Charles Spada has filled his rural Normandy bolt-hole with his favourite collections, from gilt frames and faience porcelain to leather-bound tomes.
France — and all things French — has always had a strong hold on Boston-based interior designer Charles Spada. He studied fashion design in Paris in his early twenties and eventually bought a small apartment in the city where he’d stay on his regular antique buying trips over the years. So when, 18 years ago, he decided it was time to have some peace and quiet in his life, France seemed like a natural choice. «I wanted a calm, countryside retreat and Normandy is perfect as it’s just a couple of hours from Paris, so I can still easily visit friends and attend auctions,» he says.
His search wasn’t a straightforward affair: over the course of five years he viewed over 50 properties dotted across the region. «Eventually, some friends recommended an estate agent that I hadn’t yet contacted,» says Charles. «He picked me up from the train station and told me that he had three houses to show me. This was the first on the list and as far as I was concerned it was the last. It was perfect.»

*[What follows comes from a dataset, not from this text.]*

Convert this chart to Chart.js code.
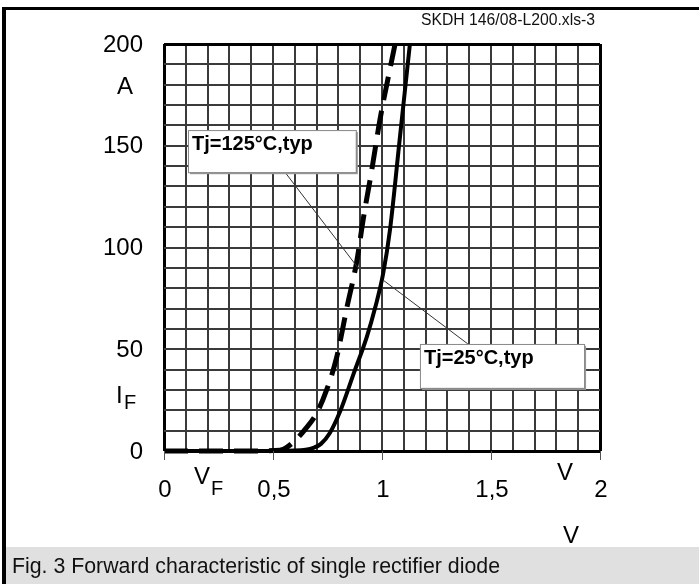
<!DOCTYPE html>
<html>
<head>
<meta charset="utf-8">
<script src="https://cdn.jsdelivr.net/npm/chart.js@4/dist/chart.umd.min.js"></script>
<style>
  body { margin: 0; background: #fff; }
  canvas { display: block; }
</style>
</head>
<body>
<canvas id="fwdChar" width="699" height="584"></canvas>
<script>
// forward voltage V_F (V) and forward current I_F (A)
var vf25 = [0, 0.4, 0.6, 0.65, 0.685, 0.72, 0.76, 0.81, 0.87, 0.93, 0.97, 1.005, 1.037, 1.08, 1.128];
var if25 = [0, 0, 0.2, 0.6, 1.5, 3.5, 8.7, 20, 38, 56, 71, 87, 109, 152, 200];
var vf125 = [0, 0.4, 0.5, 0.55, 0.6, 0.65, 0.7, 0.746, 0.792, 0.838, 0.884, 0.914, 0.953, 0.991, 1.06];
var if125 = [0, 0, 0.2, 1, 5, 11, 18.5, 30, 46, 70, 93, 114, 138, 163, 200];

var xTicks = [0, 0.5, 1, 1.5, 2];
var xTickLabels = ["0", "0,5", "1", "1,5", "2"];
var yTicks = [0, 50, 100, 150, 200];

function pts(xs, ys) {
  return xs.map(function (v, i) { return { x: v, y: ys[i] }; });
}

// label boxes + leader lines, in data units
var notes = [
  { text: "Tj=125°C,typ", box: [0.11, 157.7, 0.88, 137], from: [0.555, 137], to: [0.89, 90] },
  { text: "Tj=25°C,typ", box: [1.174, 52.6, 1.927, 31], from: [1.394, 52.6], to: [1.005, 84] }
];

var FONT = '"Liberation Sans", Arial, sans-serif';

function fitText(ctx, txt, x, y, w) {
  var m = ctx.measureText(txt).width;
  ctx.save();
  ctx.translate(x, y);
  ctx.scale(w / m, 1);
  ctx.fillText(txt, 0, 0);
  ctx.restore();
}

var decor = {
  id: "decor",
  beforeDraw: function (chart) {
    var ctx = chart.ctx;
    ctx.save();
    ctx.fillStyle = "#fff";
    ctx.fillRect(0, 0, chart.width, chart.height);
    ctx.restore();
  },
  afterDatasetsDraw: function (chart) {
    var ctx = chart.ctx, x = chart.scales.x, y = chart.scales.y;
    ctx.save();
    notes.forEach(function (n) {
      ctx.strokeStyle = "#333";
      ctx.lineWidth = 1;
      ctx.beginPath();
      ctx.moveTo(x.getPixelForValue(n.from[0]), y.getPixelForValue(n.from[1]));
      ctx.lineTo(x.getPixelForValue(n.to[0]), y.getPixelForValue(n.to[1]));
      ctx.stroke();
      var l = x.getPixelForValue(n.box[0]), t = y.getPixelForValue(n.box[1]);
      var r = x.getPixelForValue(n.box[2]), b = y.getPixelForValue(n.box[3]);
      ctx.fillStyle = "#999";
      ctx.fillRect(l + 2, t + 2, r - l, b - t);
      ctx.fillStyle = "#fff";
      ctx.fillRect(l, t, r - l, b - t);
      ctx.strokeStyle = "#888";
      ctx.strokeRect(l + 0.5, t + 0.5, r - l, b - t);
      ctx.fillStyle = "#000";
      ctx.font = "bold 20px " + FONT;
      ctx.textAlign = "left";
      ctx.textBaseline = "alphabetic";
      ctx.fillText(n.text, l + 4, t + 20);
    });
    ctx.restore();
  },
  afterDraw: function (chart) {
    var ctx = chart.ctx, x = chart.scales.x, y = chart.scales.y;
    ctx.save();
    // frame
    ctx.fillStyle = "#000";
    ctx.fillRect(2, 7, chart.width - 2, 3);
    ctx.fillRect(2, 7, 4, chart.height - 7);
    // caption band
    ctx.fillStyle = "#e0e0e0";
    ctx.fillRect(6, 547, chart.width - 6, chart.height - 547);
    ctx.fillStyle = "#111";
    ctx.font = "22px " + FONT;
    ctx.textBaseline = "alphabetic";
    ctx.textAlign = "left";
    fitText(ctx, "Fig. 3 Forward characteristic of single rectifier diode", 12, 573, 488);
    ctx.font = "16px " + FONT;
    fitText(ctx, "SKDH 146/08-L200.xls-3", 421, 25, 174);

    // x tick marks below axis
    ctx.strokeStyle = "#555";
    ctx.lineWidth = 1;
    xTicks.forEach(function (v) {
      var px = Math.round(x.getPixelForValue(v)) + 0.5;
      ctx.beginPath();
      ctx.moveTo(px, y.bottom);
      ctx.lineTo(px, y.bottom + 9);
      ctx.stroke();
    });

    // tick labels
    ctx.fillStyle = "#000";
    ctx.font = "24px " + FONT;
    ctx.textBaseline = "middle";
    ctx.textAlign = "right";
    yTicks.forEach(function (v) {
      ctx.fillText(String(v), x.left - 21, y.getPixelForValue(v) + 1);
    });
    ctx.textAlign = "center";
    xTicks.forEach(function (v, i) {
      ctx.fillText(xTickLabels[i], x.getPixelForValue(v) + 1, y.bottom + 39);
    });

    // axis names and units
    ctx.textAlign = "center";
    ctx.fillText("A", 125, 87);
    ctx.textAlign = "left";
    ctx.fillText("I", 116, 396);
    ctx.fillText("V", 194, 477);
    ctx.fillText("V", 557, 473);
    ctx.fillText("V", 563, 536);
    ctx.font = "20px " + FONT;
    ctx.fillText("F", 124, 403);
    ctx.fillText("F", 211, 489);
    ctx.restore();
  }
};

function edgeWidth(lo, hi) {
  return function (c) {
    var v = c.tick ? c.tick.value : null;
    return (Math.abs(v - lo) < 1e-6 || Math.abs(v - hi) < 1e-6) ? 3 : 2;
  };
}
function edgeColor(lo, hi) {
  return function (c) {
    var v = c.tick ? c.tick.value : null;
    return (Math.abs(v - lo) < 1e-6 || Math.abs(v - hi) < 1e-6) ? "#000" : "#3a3a3a";
  };
}

var ctx = document.getElementById("fwdChar").getContext("2d");
var fwdChart = new Chart(ctx, {
  type: "line",
  data: {
    datasets: [
      {
        label: "Tj=25°C,typ",
        data: pts(vf25, if25),
        borderColor: "#000",
        borderWidth: 4,
        pointRadius: 0,
        cubicInterpolationMode: "monotone",
        fill: false,
        clip: 4,
      },
      {
        label: "Tj=125°C,typ",
        data: pts(vf125, if125),
        borderColor: "#000",
        borderWidth: 5,
        borderDash: [24, 11],
        pointRadius: 0,
        cubicInterpolationMode: "monotone",
        fill: false,
        clip: 4,
      },
    ],
  },
  options: {
    responsive: false,
    animation: false,
    layout: { padding: { left: 164, right: 99, top: 44, bottom: 133 } },
    plugins: { legend: { display: false }, tooltip: { enabled: false } },
    scales: {
      x: {
        type: "linear",
        min: 0,
        max: 2,
        ticks: { display: false, stepSize: 0.1 },
        grid: { drawTicks: false, lineWidth: edgeWidth(0, 2), color: edgeColor(0, 2) },
        border: { display: false },
        afterFit: function (s) { s.height = 0; },
      },
      y: {
        type: "linear",
        min: 0,
        max: 200,
        ticks: { display: false, stepSize: 10 },
        grid: { drawTicks: false, lineWidth: edgeWidth(0, 200), color: edgeColor(0, 200) },
        border: { display: false },
        afterFit: function (s) { s.width = 0; },
      },
    },
  },
  plugins: [decor],
});
</script>
</body>
</html>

The 17th-century former hunting lodge had been owned by a local farming family for many years and almost nothing had been done to modernise it, something which Charles considered part of its charm. «The building was basically sound and the fireplaces and original panelling in the principal rooms were still in situ. What more could I ask for?» The piece de resistance of the house, though, has to be the main salon, which, thanks to its two sets of French doors (one opening on to the garden, the other on to the drive) is almost constantly bathed in sunlight.
SIMPLE, SUBTLE AND COSY
To bring it up to date, new plumbing, wiring and heating were fitted and the kitchen and bathrooms were thoroughly made over. And then came the decor — which Charles was well-placed to transform. «Along with my peaceful, quiet country life I wanted warmth and comfort,» he says. While simplicity and subtlety are important to his signature style, he is no fan of cool, minimalist interiors. To add the requisite character and personality, he’s displayed his collection of French Creil pottery on the walls of the dining room, while pictures are hung in clusters throughout. «I’ve been adding to my collection of carved and gilded Louis XIII frames for years,» he says. «I like to keep the frames empty so as not to detract from the craftsmanship that went into making them 300 years ago.» Leather-bound books are another passion and add to the enveloping cosiness in his bedroom. «I think of books as works of art in their own right — they make a room. I have around a thousand, some readable, some not but they are all lovely to look at.»
And as for that glorious salon, Charles admits that he put comfort first and the aesthetics second. «Curiously enough though, everything looks as if it were made for where it was placed,» he says. We couldn’t agree more.